Je ne connaissais pas Marion, je l’ai découverte au cours des auditions de Comédiens ! et j’ai immédiatement été conquis par son talent et sa personnalité. Elle aussi sait tout faire, elle est capable de passer du lyrique à la chanson réaliste, du comique le plus outrancier au drame le plus poignant. Elle est incroyable. Une révélation oui, sans aucun doute. Son seul défaut est de rire poliment aux blagues de Cyril à base de photos d’animaux qui parlent.


Marion et Cyril sont des artistes incroyables, des partenaires généreux et de formidables camarades. Samuel, Éric et Raphaël ne pouvaient choisir mieux que ces deux-là pour ces rôles-là.

On a tous les 3 le même niveau d’exigence et la même manière d’aborder notre métier. Autant dire qu’on aime être sur scène ensemble et qu’on se marre bien en coulisse.
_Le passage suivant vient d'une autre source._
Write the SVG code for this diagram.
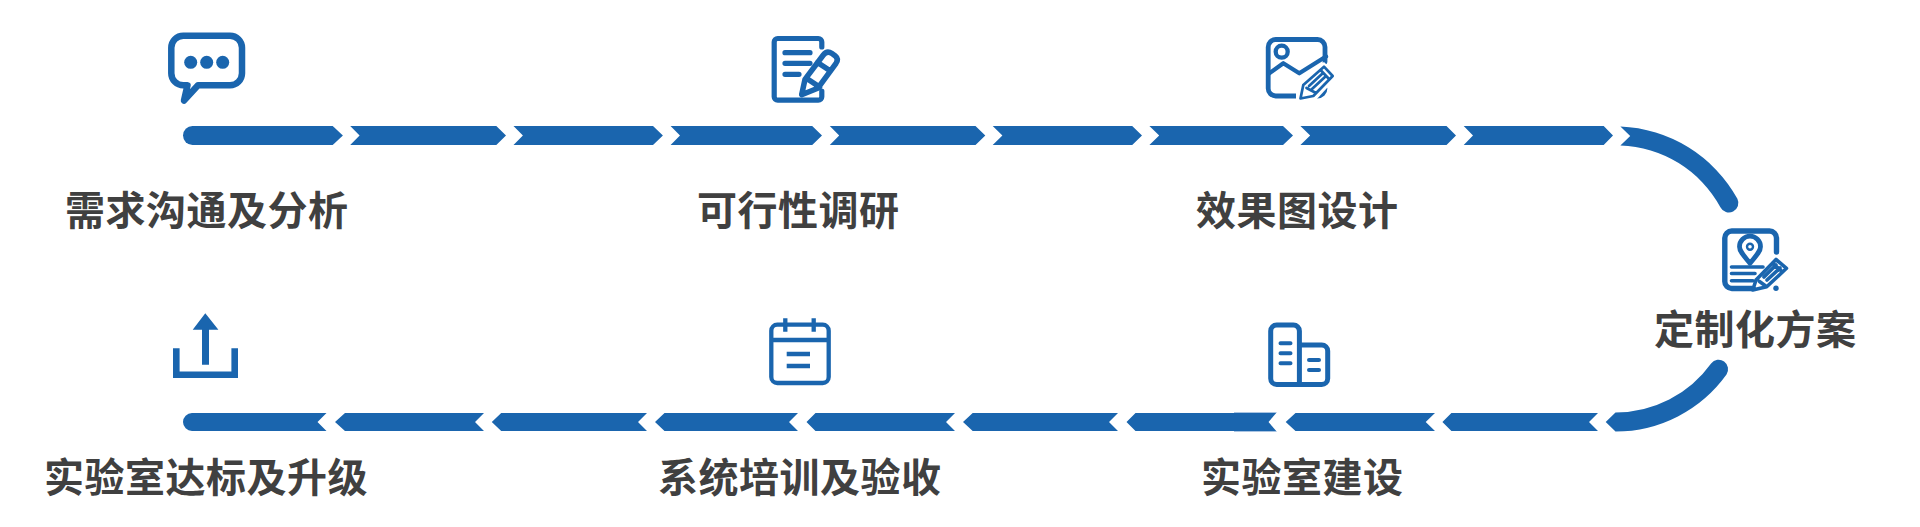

Et on a la chance tous les 3 que Samuel, Éric et Raphael nous aient écrits des partitions d’acteur si riches, avec tant de choses à vivre chaque soir et dans des registres si différents.

Photo : Bruno Perroud

photo Bruno Perroud



6/ Comment as-tu approché ce rôle très fort psychologiquement du personnage de Pierre qui nécessite aussi chaque soir une vraie préparation tant il est physique et intense?


Comme les autres rôles. Avec le texte, l’histoire comme base de tout. Et en l’occurrence le texte d’Eric Chantelauze est une mine d’or.
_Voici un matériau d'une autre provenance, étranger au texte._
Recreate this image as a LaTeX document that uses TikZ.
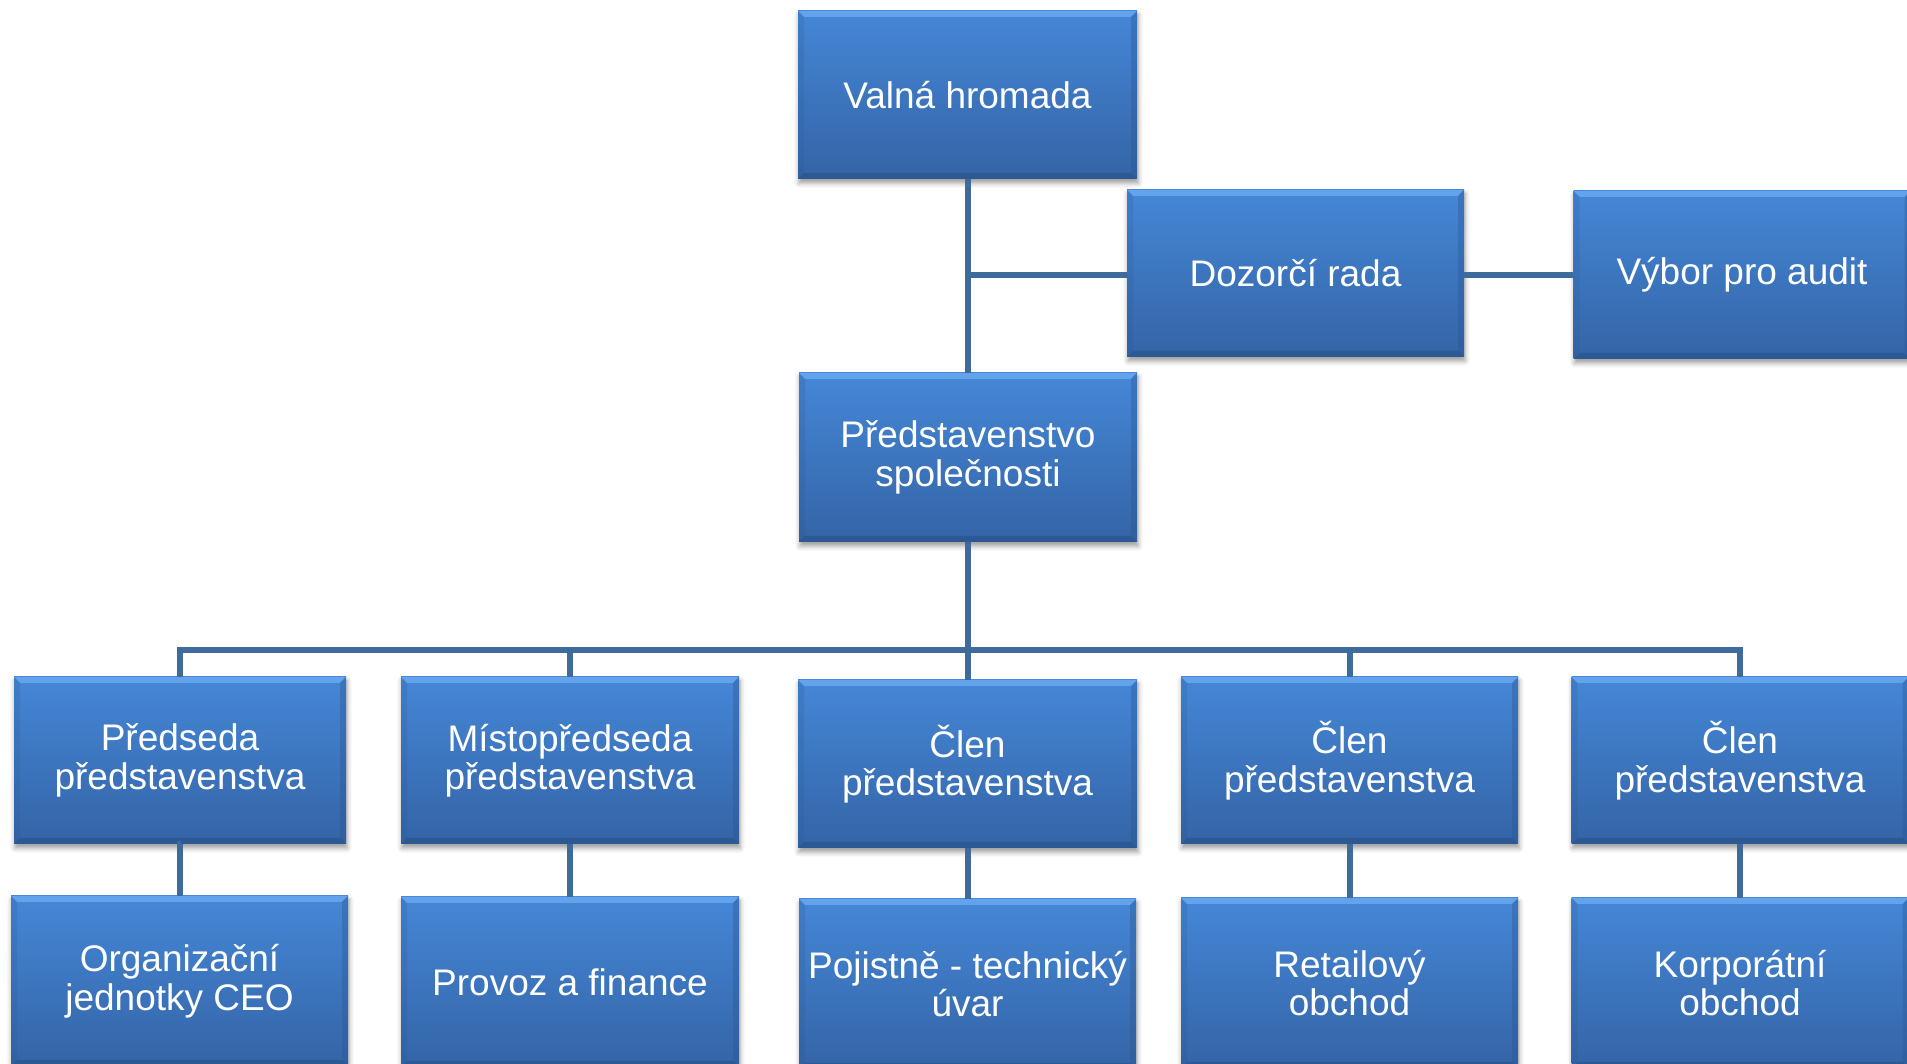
\documentclass[tikz,border=0pt]{standalone}
\usepackage{fontspec}
\setmainfont{Liberation Sans}
\usetikzlibrary{shadows.blur,calc}
\definecolor{boxtop}{HTML}{4587D7}
\definecolor{boxbot}{HTML}{3464A6}
\definecolor{bevlight}{HTML}{63A3EC}
\definecolor{bevdark}{HTML}{2A5590}
\definecolor{connclr}{HTML}{3F6A9C}
\tikzset{
  orgbox/.style={rectangle, inner sep=0pt, align=center, text=white,
    font=\fontsize{37}{38.5}\selectfont,
    top color=boxtop, bottom color=boxbot,
    blur shadow={shadow xshift=1pt, shadow yshift=-4pt, shadow blur radius=5pt, shadow opacity=40},
    path picture={
      \fill[bevlight] (path picture bounding box.north west) -- (path picture bounding box.north east)
        -- ([shift={(-6pt,-6pt)}]path picture bounding box.north east)
        -- ([shift={(6pt,-6pt)}]path picture bounding box.north west) -- cycle;
      \fill[bevdark, opacity=0.8] (path picture bounding box.south west) -- (path picture bounding box.south east)
        -- ([shift={(-6pt,6pt)}]path picture bounding box.south east)
        -- ([shift={(6pt,6pt)}]path picture bounding box.south west) -- cycle;
      \fill[bevdark, opacity=0.35] (path picture bounding box.north east) -- (path picture bounding box.south east)
        -- ([shift={(-6pt,6pt)}]path picture bounding box.south east)
        -- ([shift={(-6pt,-6pt)}]path picture bounding box.north east) -- cycle;
      \fill[bevdark, opacity=0.2] (path picture bounding box.north west) -- (path picture bounding box.south west)
        -- ([shift={(6pt,6pt)}]path picture bounding box.south west)
        -- ([shift={(6pt,-6pt)}]path picture bounding box.north west) -- cycle;
    }},
  conn/.style={draw=connclr, line width=6pt, line join=miter}
}
\begin{document}
\begin{tikzpicture}[x=1pt,y=1pt]
\useasboundingbox (0,0) rectangle (1907,1064);
\clip (0,0) rectangle (1907,1064);
% top
\node[orgbox, minimum width=339pt, minimum height=168pt] (va) at (967.5,969) {Valná hromada};
\node[orgbox, minimum width=337pt, minimum height=167pt] (dz) at (1295.5,790.5) {Dozorčí rada};
\node[orgbox, minimum width=337pt, minimum height=168pt] (vy) at (1742,789) {Výbor pro audit};
\node[orgbox, minimum width=338pt, minimum height=169pt] (pr) at (968,606.5) {Představenstvo\\společnosti};
% row 1
\node[orgbox, minimum width=332pt, minimum height=167pt] (r1a) at (180,303.5) {Předseda\\představenstva};
\node[orgbox, minimum width=338pt, minimum height=167pt] (r1b) at (570,303.5) {Místopředseda\\představenstva};
\node[orgbox, minimum width=339pt, minimum height=168pt] (r1c) at (967.5,300) {Člen\\představenstva};
\node[orgbox, minimum width=337pt, minimum height=167pt] (r1d) at (1349.5,303.5) {Člen\\představenstva};
\node[orgbox, minimum width=337pt, minimum height=167pt] (r1e) at (1740,303.5) {Člen\\představenstva};
% row 2
\node[orgbox, minimum width=337pt, minimum height=170pt] (r2a) at (179.5,83) {Organizační\\jednotky CEO};
\node[orgbox, minimum width=338pt, minimum height=170pt] (r2b) at (570,82) {Provoz a finance};
\node[orgbox, minimum width=337pt, minimum height=170pt] (r2c) at (967.5,80) {Pojistně - technický\\úvar};
\node[orgbox, minimum width=337pt, minimum height=170pt] (r2d) at (1349.5,81) {Retailový\\obchod};
\node[orgbox, minimum width=337pt, minimum height=170pt] (r2e) at (1740,81) {Korporátní\\obchod};
% connectors
\coordinate (bar) at (968,414);
\coordinate (dzw) at ([yshift=-2pt]dz.west);
\coordinate (dze) at ([yshift=-2pt]dz.east);
\draw[conn] (va.south) -- (va.south |- pr.north);
\draw[conn] (va.south |- dzw) -- (dzw);
\draw[conn] (dze) -- (vy.west |- dze);
\draw[conn] (pr.south) -- (pr.south |- r1c.north);
\draw[conn] (r1a.north) -- (r1a.north |- bar) -- (r1e.north |- bar) -- (r1e.north);
\draw[conn] (r1b.north) -- (r1b.north |- bar);
\draw[conn] (r1d.north) -- (r1d.north |- bar);
\foreach \a/\b in {r1a/r2a, r1b/r2b, r1c/r2c, r1d/r2d, r1e/r2e}
  \draw[conn] (\a.south) -- (\a.south -| \b.north) -- (\b.north);
\end{tikzpicture}
\end{document}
J’ai toujours besoin de comprendre les enjeux, les ressorts dramatiques, le cadre. Je crois que je suis peut être un peu chiant même. :)
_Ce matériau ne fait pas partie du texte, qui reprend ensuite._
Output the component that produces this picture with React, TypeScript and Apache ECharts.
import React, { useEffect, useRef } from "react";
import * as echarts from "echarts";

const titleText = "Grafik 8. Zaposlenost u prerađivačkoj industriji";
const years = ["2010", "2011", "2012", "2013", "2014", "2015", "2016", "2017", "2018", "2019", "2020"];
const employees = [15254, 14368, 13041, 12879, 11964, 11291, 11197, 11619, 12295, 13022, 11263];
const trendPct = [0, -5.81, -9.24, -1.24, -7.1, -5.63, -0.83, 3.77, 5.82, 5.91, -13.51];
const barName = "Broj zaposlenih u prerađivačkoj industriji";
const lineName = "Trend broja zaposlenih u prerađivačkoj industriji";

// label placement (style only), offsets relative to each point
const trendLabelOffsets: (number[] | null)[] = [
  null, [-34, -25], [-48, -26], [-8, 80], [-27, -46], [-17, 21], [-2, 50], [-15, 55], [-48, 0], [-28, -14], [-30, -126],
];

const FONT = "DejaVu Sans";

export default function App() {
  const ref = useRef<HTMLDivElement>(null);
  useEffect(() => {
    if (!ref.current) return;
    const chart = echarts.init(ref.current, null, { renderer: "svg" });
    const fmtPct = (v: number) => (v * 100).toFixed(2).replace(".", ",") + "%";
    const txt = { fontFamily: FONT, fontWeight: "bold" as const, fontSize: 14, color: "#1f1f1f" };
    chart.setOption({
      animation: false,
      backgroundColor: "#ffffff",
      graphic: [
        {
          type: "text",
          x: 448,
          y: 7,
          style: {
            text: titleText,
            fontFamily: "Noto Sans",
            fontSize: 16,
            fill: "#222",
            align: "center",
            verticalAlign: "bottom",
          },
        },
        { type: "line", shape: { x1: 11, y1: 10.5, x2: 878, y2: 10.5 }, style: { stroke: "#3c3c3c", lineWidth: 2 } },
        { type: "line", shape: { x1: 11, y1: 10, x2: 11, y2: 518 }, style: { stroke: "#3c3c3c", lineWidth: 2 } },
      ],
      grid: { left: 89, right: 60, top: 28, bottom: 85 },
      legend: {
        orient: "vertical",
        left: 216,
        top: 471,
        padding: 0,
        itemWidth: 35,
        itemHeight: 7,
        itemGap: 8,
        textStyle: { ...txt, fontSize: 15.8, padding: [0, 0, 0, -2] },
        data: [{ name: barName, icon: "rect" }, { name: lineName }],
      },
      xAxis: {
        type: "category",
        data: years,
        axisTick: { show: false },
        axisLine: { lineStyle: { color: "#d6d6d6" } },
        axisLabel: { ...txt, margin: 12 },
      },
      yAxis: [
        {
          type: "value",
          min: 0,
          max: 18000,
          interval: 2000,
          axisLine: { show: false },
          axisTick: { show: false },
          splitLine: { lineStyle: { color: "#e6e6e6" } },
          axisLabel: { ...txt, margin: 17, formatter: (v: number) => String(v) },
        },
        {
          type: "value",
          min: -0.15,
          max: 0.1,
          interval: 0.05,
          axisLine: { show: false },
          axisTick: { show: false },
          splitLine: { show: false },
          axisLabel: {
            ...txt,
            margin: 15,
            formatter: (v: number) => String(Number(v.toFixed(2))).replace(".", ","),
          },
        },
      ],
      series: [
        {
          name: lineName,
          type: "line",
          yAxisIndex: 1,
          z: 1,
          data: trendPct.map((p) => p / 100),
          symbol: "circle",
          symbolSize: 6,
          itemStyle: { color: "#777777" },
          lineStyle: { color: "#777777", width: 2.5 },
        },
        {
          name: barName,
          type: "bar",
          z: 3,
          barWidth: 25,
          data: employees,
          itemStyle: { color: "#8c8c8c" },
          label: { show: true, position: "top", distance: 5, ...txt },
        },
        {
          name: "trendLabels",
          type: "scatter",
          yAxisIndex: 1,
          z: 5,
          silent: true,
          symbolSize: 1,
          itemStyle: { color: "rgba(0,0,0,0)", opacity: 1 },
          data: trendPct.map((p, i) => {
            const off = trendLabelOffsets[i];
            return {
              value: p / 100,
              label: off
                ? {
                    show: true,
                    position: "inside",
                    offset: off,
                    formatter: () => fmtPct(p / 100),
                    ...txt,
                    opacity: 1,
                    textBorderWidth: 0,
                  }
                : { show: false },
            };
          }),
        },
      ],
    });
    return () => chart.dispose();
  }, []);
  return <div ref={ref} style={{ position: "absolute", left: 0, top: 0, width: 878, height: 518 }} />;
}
On a beaucoup discuté avec Éric et Samuel de l’histoire, des personnages.

La particularité de cette pièce est qu’elle se joue, se raconte sur plusieurs registres, la comédie contemporaine, le vaudeville, le burlesque, la tragédie, avec mille émotions et sentiments différents. J’ai après chaque représentation la sensation d’avoir vécu une vie entière. Et une vie bien remplie.

Sam nous a parfaitement guidé, il est fin, précis, il donne confiance à ses acteurs et sait les amener vers le meilleur de ce qu’ils peuvent faire. Il est brillant cet homme. Je le kiffe.

Ce rôle est un cadeau même si c’est vrai qu’il est exigeant pour le corps. Je suis obligé de m’astreindre à une certaine discipline depuis 6 mois. Je fais 30 min de sport par jour, je me gave de magnésium et autres sels minéraux, je mange des légumes vapeur et je bois des litres et des litres d’eau ! :)

Photo de Philippe Escalier



7/ As-tu des modèles masculins venus du cinéma ou du théâtre ou encore des héros de littérature qui t'ont beaucoup marqué ? Pourquoi ? T'en inspires-tu parfois pour composer tes personnages ?


Adolescent, j’avais une passion pour Jérôme Pradon que j’avais vu dans Les Misérables à Mogador. J’ai eu l’occasion de lui déclarer ma flamme maintes fois puisqu’on s’est ensuite régulièrement retrouvés camarades de scène ou de studio (Chance, doublage du Fantôme de l’Opéra, Titanic).

Mais je n’ai pas vraiment de modèle non. Je crois qu’un acteur doit miser sur sa singularité, ce qui le rend différent des autres. Tout le travail est de trouver qui on est, de s’inspirer de soi le plus possible, et de la vie qui nous entoure.

Après, en tant que public beaucoup d’acteurs me touchent (Marlon Brando, Joaquim Phoenix, Sean Penn, Jean-Paul Belmondo, Fabrice Luchini, Vincent Lindon, il y en a, des bons) et j’imagine qu’inconsciemment je dois m’inspirer de ce que j’ai vus d’eux. En tout cas, quand je relis cette liste (non exhaustive donc) que je viens de faire, il me semble ressortir que ce sont des acteurs sincères, intenses et qui vont loin. Ça me plait bien ça.


8/ Si tu devais faire un vœu comme artiste et comme citoyen, quel serait-il ?


Je trouve compliqué pour un artiste (pour moi en tout cas) de donner son avis sur le monde, je ne suis pas sûr qu’on soit là pour ça. Notre métier, le théâtre a une portée sociale, politique quand il est joué, entendu. Il sert aussi à ça. Tout acte théâtral est un acte citoyen je crois. Et j’ai tendance à croire que le rôle des artistes est de s’engager à travers des oeuvres mais qu’ils (les acteurs en tout cas) devraient s’arrêter là dans l’expression de leurs opinions.

Ce serait donc ça mon voeu: que l’art continue à ouvrir les esprits, en divertissant, en instruisant, en transportant ailleurs. Qu’il continue à lutter et à dénoncer l’intolérance, l’individualisme, l’ostracisme et l’injustice. On ne vit pas un monde idéal, la vie est violente. Que le théâtre continue à l’adoucir et dénoncer ce qui doit l’être.